= Simpson Mutambanengwe =

Zimbabwean judge

Simpson Victor Mutambanengwe (also: Mtambanengwe, 1930 – 11 May 2017) was a Zimbabwean judge. He served on the High Courts of Zimbabwe and Namibia and was the chairperson of the Zimbabwean Electoral Commission.

==Early life and education==

Mutambanengwe was born at the Old Umtali Mission in eastern Southern Rhodesia (now Mutare, Zimbabwe) on 9 December 1930 with a twin sister Abigail Gloria Mutambanengwe. He attended school at Mutambara Mission and Goromonzi School, after which he worked as a teacher for one year at Old Umtali Mission.

He studied English and History at the University College of Rhodesia and Nyasaland.

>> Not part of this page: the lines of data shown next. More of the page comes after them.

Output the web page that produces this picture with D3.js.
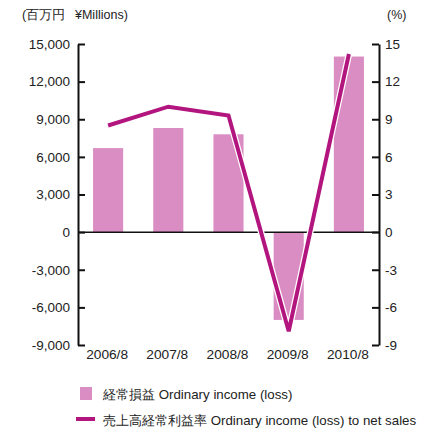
<!DOCTYPE html>
<html>
<head>
<meta charset="utf-8">
<script src="https://cdn.jsdelivr.net/npm/d3@7"></script>
<style>
body { margin: 0; background: #fff; }
svg text { font-family: "Liberation Sans", Arial, sans-serif; fill: #222; }
</style>
</head>
<body>
<svg id="chart" width="431" height="432"></svg>
<script>
var years = ['2006/8', '2007/8', '2008/8', '2009/8', '2010/8'];
var ordinaryIncome = [6700, 8300, 7800, -7000, 14000];
var incomeRatio = [8.5, 10.0, 9.3, -7.9, 14.2];
var leftTicks = [15000, 12000, 9000, 6000, 3000, 0, -3000, -6000, -9000];
var rightTicks = [15, 12, 9, 6, 3, 0, -3, -6, -9];

var BAR_COLOR = '#da8dc3',
    LINE_COLOR = '#b3157f';

var margin = {top: 44, right: 52, bottom: 87, left: 78},
    width = 431 - margin.left - margin.right,
    height = 432 - margin.top - margin.bottom;

var svg = d3.select('svg#chart');
var g = svg.append('g').attr('transform', 'translate(' + margin.left + ',' + margin.top + ')');

var x = d3.scaleBand().domain(years).range([0, width]).paddingInner(0.5).paddingOuter(0.25);
var yLeft = d3.scaleLinear().domain([-9000, 15000]).range([height, 0]);
var yRight = d3.scaleLinear().domain([-9, 15]).range([height, 0]);

// plain hyphen for negatives, like the original
var fmt = function(d) { return d3.format(',')(d).replace('\u2212', '-'); };

// bars
g.selectAll('.bar').data(ordinaryIncome).enter().append('rect')
    .attr('class', 'bar')
    .attr('x', function(d, i) { return x(years[i]); })
    .attr('width', x.bandwidth())
    .attr('y', function(d) { return yLeft(Math.max(0, d)); })
    .attr('height', function(d) { return Math.abs(yLeft(d) - yLeft(0)); })
    .style('fill', BAR_COLOR);

// zero line
g.append('line')
    .attr('x1', 0).attr('x2', width)
    .attr('y1', yLeft(0)).attr('y2', yLeft(0))
    .style('stroke', '#111').style('stroke-width', 1.5);

// axes
var leftAxis = d3.axisLeft(yLeft).tickValues(leftTicks).tickSizeInner(-7).tickSizeOuter(0)
    .tickFormat(fmt);
var rightAxis = d3.axisRight(yRight).tickValues(rightTicks).tickSizeInner(-7).tickSizeOuter(0)
    .tickFormat(fmt);

var la = g.append('g').attr('class', 'axis').call(leftAxis);
var ra = g.append('g').attr('class', 'axis').attr('transform', 'translate(' + width + ',0)').call(rightAxis);
[la, ra].forEach(function(a) {
    a.select('.domain').style('stroke', '#111').style('stroke-width', 2);
    a.selectAll('.tick line').style('stroke', '#111').style('stroke-width', 2);
    a.selectAll('.tick text').style('font-size', '13.5px').style('fill', '#222')
        .style('font-family', '"Liberation Sans", Arial, sans-serif');
});
la.selectAll('.tick text').attr('x', -8);
ra.selectAll('.tick text').attr('x', 6);

// x labels
g.selectAll('.xlabel').data(years).enter().append('text')
    .attr('class', 'xlabel')
    .attr('x', function(d) { return x(d) + x.bandwidth() / 2 - 1; })
    .attr('y', height + 14)
    .attr('text-anchor', 'middle')
    .style('font-size', '13.7px')
    .text(function(d) { return d; });

// ratio line with white halo
var line = d3.line()
    .x(function(d, i) { return x(years[i]) + x.bandwidth() / 2; })
    .y(function(d) { return yRight(d); });
g.append('path').datum(incomeRatio)
    .attr('d', line)
    .style('fill', 'none').style('stroke', '#fff').style('stroke-width', 6.5)
    .style('stroke-linejoin', 'miter');
g.append('path').datum(incomeRatio)
    .attr('d', line)
    .style('fill', 'none').style('stroke', LINE_COLOR).style('stroke-width', 4)
    .style('stroke-linejoin', 'miter');

// unit labels
var unit = svg.append('text').attr('y', 19).style('font-size', '12.5px');
unit.append('tspan').attr('x', 22).text('(百万円');
unit.append('tspan').attr('x', 75).text('¥Millions)');
svg.append('text').attr('x', 387).attr('y', 19).style('font-size', '12.5px').text('(%)');

// legend
svg.append('rect').attr('x', 80).attr('y', 387).attr('width', 12).attr('height', 13).style('fill', BAR_COLOR);
svg.append('text').attr('x', 103).attr('y', 399).style('font-size', '13.3px').text('経常損益 Ordinary income (loss)');
svg.append('line').attr('x1', 76).attr('x2', 95).attr('y1', 419).attr('y2', 419)
    .style('stroke', LINE_COLOR).style('stroke-width', 4);
svg.append('text').attr('x', 103).attr('y', 425).style('font-size', '13.3px').text('売上高経常利益率 Ordinary income (loss) to net sales');
</script>
</body>
</html>
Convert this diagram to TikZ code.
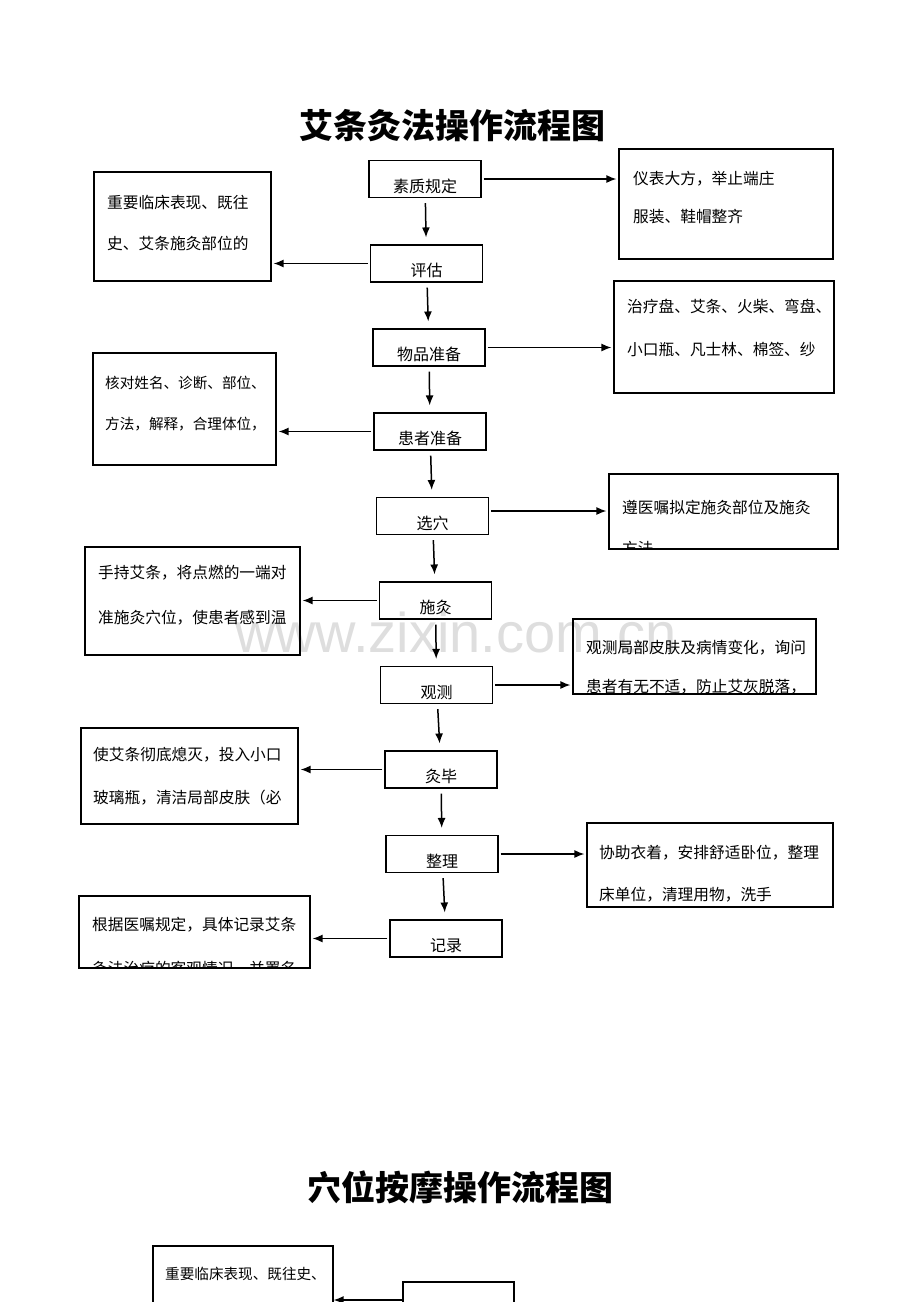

He graduated with a Bachelor of Arts in 1959. He then studied law at the Inner Temple, in London and became an advocate in 1963. After practising law there until 1964, he returned to Rhodesia, working as an advocate until 1979. During that time he also served as ZANU Secretary for Foreign Affairs.

==Judicial career==

From 1979 on he worked as a lawyer in independent Zimbabwe until 1986 when he was appointed a High Court Judge. In 1994 he was appointed to the Namibian High Court.

Mutambanengwe also served on the Supreme Court of Namibia, both as acting Chief Justice of Namibia and after his retirement several times as Acting Judge of Appeal.

He was appointed chairman of the Zimbabwean Electoral Commission on 31 March 2010, despite being a controversial figure in Zimbabwe. Mutambanengwe was a key figure in the Nhari rebellion in 1974, known for his outspokenness and independent judgements on various courts. He resigned from this position in February 2013, shortly before the scheduled referendum on a new constitution for Zimbabwe. Mutambanengwe gave his declining health as reason for this move while Zimbabwean independent media speculate that he was deliberately pushed out.

===Notable cases===

- In the Caprivi treason trial Mutambanengwe along with Judges of Appeal Gerhard Maritz and Johan Strydom ruled in Namibia's Supreme Court (State vs. Malumo and 24 Others) that confessions from 25 accused are inadmissible before the High Court in Windhoek due to the occurrence of "coercive actions" at the hands of Police or military to obtain the testimonies.